■ Work instructions: Copy each line holding the string "with".
-=-=-=-=-
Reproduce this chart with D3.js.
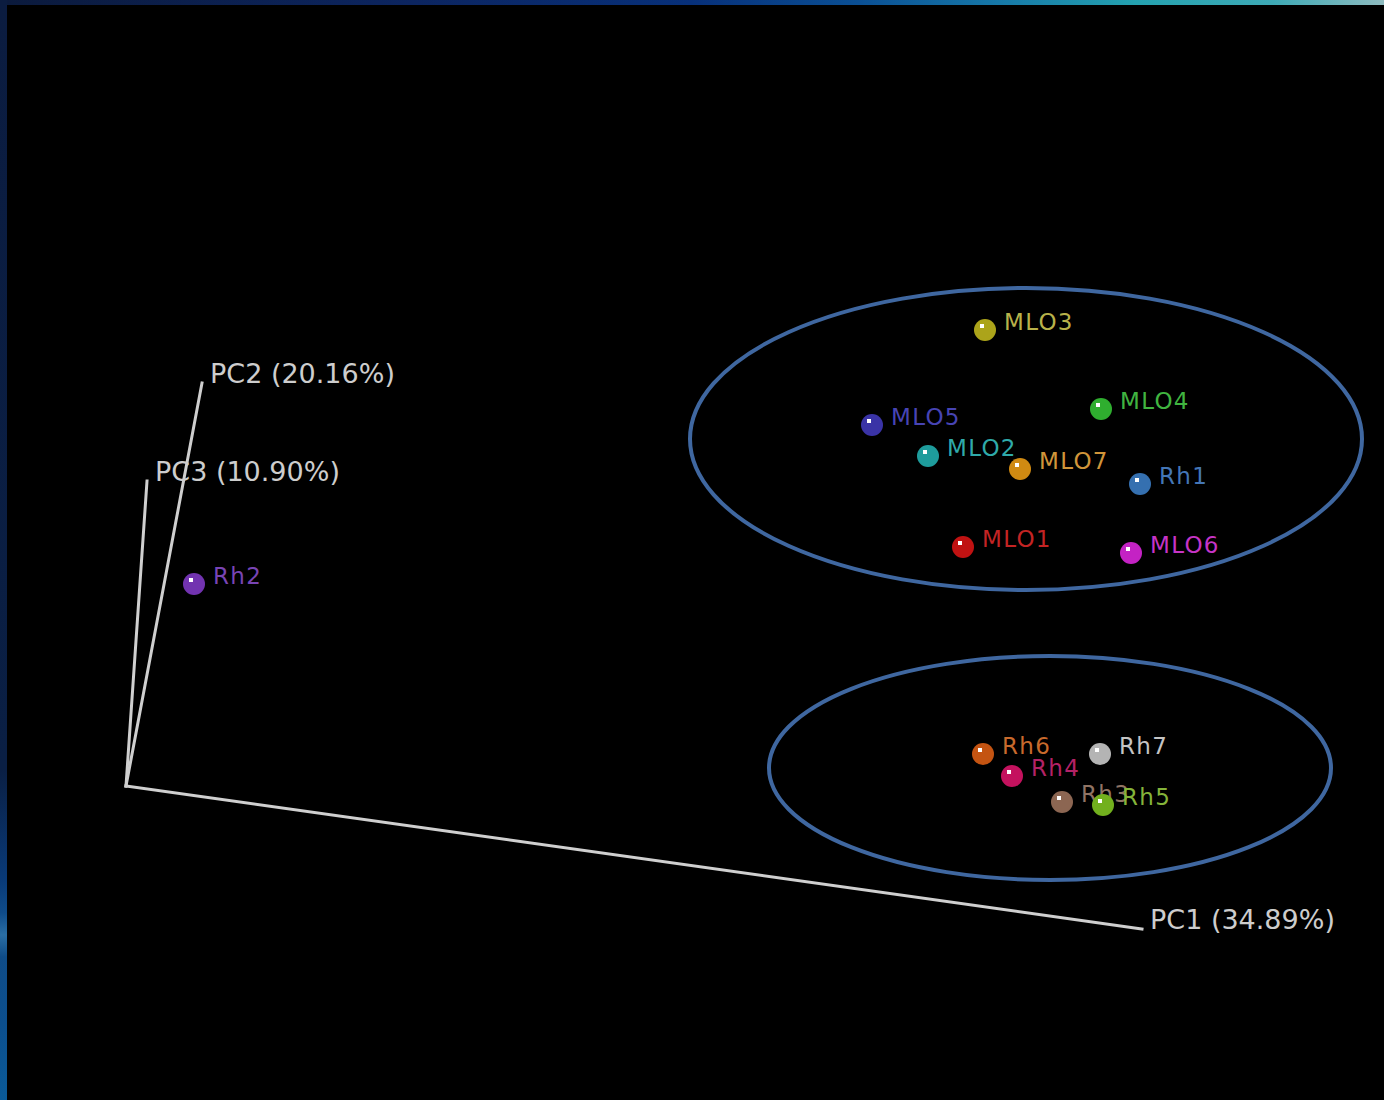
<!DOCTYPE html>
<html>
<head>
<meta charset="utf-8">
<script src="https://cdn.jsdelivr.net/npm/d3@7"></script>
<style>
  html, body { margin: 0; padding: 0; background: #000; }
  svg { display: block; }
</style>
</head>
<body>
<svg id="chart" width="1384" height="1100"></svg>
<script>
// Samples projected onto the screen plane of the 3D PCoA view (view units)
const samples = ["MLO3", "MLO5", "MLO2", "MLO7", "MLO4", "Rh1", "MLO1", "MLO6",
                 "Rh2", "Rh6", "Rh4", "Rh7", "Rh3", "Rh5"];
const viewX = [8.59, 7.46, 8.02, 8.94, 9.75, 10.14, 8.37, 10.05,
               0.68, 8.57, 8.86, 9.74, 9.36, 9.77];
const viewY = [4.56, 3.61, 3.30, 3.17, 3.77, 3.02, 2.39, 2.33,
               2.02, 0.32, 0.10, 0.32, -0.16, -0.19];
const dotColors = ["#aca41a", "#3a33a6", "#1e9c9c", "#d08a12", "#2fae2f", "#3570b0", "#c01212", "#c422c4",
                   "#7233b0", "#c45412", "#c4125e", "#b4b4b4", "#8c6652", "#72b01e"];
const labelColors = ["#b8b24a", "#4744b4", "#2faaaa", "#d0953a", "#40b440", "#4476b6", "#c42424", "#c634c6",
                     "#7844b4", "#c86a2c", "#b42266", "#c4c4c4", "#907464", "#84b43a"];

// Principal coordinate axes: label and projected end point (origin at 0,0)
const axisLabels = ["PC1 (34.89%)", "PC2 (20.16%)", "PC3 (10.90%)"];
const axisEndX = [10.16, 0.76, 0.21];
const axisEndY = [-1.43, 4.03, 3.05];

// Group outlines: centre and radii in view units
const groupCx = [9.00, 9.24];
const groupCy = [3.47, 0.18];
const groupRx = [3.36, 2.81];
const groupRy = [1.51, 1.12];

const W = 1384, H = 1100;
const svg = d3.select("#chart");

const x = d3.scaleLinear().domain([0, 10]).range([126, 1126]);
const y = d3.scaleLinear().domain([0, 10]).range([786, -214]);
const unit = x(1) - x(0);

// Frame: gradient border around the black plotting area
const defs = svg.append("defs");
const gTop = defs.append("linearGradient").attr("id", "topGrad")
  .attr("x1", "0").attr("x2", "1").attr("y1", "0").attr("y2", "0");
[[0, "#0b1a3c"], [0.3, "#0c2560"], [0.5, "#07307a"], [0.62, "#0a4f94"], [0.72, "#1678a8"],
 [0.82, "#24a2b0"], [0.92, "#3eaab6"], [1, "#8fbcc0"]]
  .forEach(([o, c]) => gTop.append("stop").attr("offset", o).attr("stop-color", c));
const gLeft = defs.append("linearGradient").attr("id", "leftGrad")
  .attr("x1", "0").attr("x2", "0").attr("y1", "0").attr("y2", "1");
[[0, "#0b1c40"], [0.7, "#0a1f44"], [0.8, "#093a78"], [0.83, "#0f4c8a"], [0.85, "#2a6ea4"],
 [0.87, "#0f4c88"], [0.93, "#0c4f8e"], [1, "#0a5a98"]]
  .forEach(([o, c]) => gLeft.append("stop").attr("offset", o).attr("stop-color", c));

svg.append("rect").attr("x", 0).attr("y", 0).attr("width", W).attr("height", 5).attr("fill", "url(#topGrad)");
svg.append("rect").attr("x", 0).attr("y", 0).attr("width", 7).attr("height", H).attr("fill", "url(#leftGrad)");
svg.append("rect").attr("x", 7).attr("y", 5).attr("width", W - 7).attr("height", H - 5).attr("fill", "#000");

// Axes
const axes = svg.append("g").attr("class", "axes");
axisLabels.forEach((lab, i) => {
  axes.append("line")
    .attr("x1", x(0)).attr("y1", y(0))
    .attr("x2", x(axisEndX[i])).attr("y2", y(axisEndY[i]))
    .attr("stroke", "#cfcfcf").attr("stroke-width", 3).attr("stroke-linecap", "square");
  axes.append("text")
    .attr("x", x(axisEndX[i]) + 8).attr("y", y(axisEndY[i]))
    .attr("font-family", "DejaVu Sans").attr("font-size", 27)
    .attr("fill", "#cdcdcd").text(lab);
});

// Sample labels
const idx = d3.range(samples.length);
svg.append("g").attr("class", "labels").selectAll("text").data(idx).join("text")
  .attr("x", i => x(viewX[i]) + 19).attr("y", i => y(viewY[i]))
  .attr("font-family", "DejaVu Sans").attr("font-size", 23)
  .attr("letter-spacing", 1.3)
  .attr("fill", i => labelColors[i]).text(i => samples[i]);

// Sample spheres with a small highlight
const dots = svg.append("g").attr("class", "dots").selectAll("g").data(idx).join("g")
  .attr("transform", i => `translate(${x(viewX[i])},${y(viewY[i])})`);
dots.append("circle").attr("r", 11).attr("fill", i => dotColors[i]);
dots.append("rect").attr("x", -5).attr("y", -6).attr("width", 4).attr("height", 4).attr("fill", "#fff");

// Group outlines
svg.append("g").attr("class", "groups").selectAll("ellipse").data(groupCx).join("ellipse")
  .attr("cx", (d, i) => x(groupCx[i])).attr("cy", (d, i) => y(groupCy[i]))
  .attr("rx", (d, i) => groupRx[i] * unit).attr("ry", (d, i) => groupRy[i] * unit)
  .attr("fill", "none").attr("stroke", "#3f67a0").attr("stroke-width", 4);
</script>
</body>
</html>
-=-=-=-=-
■ Result below:
Reproduce this chart with D3.js.
// Sample spheres with a small highlight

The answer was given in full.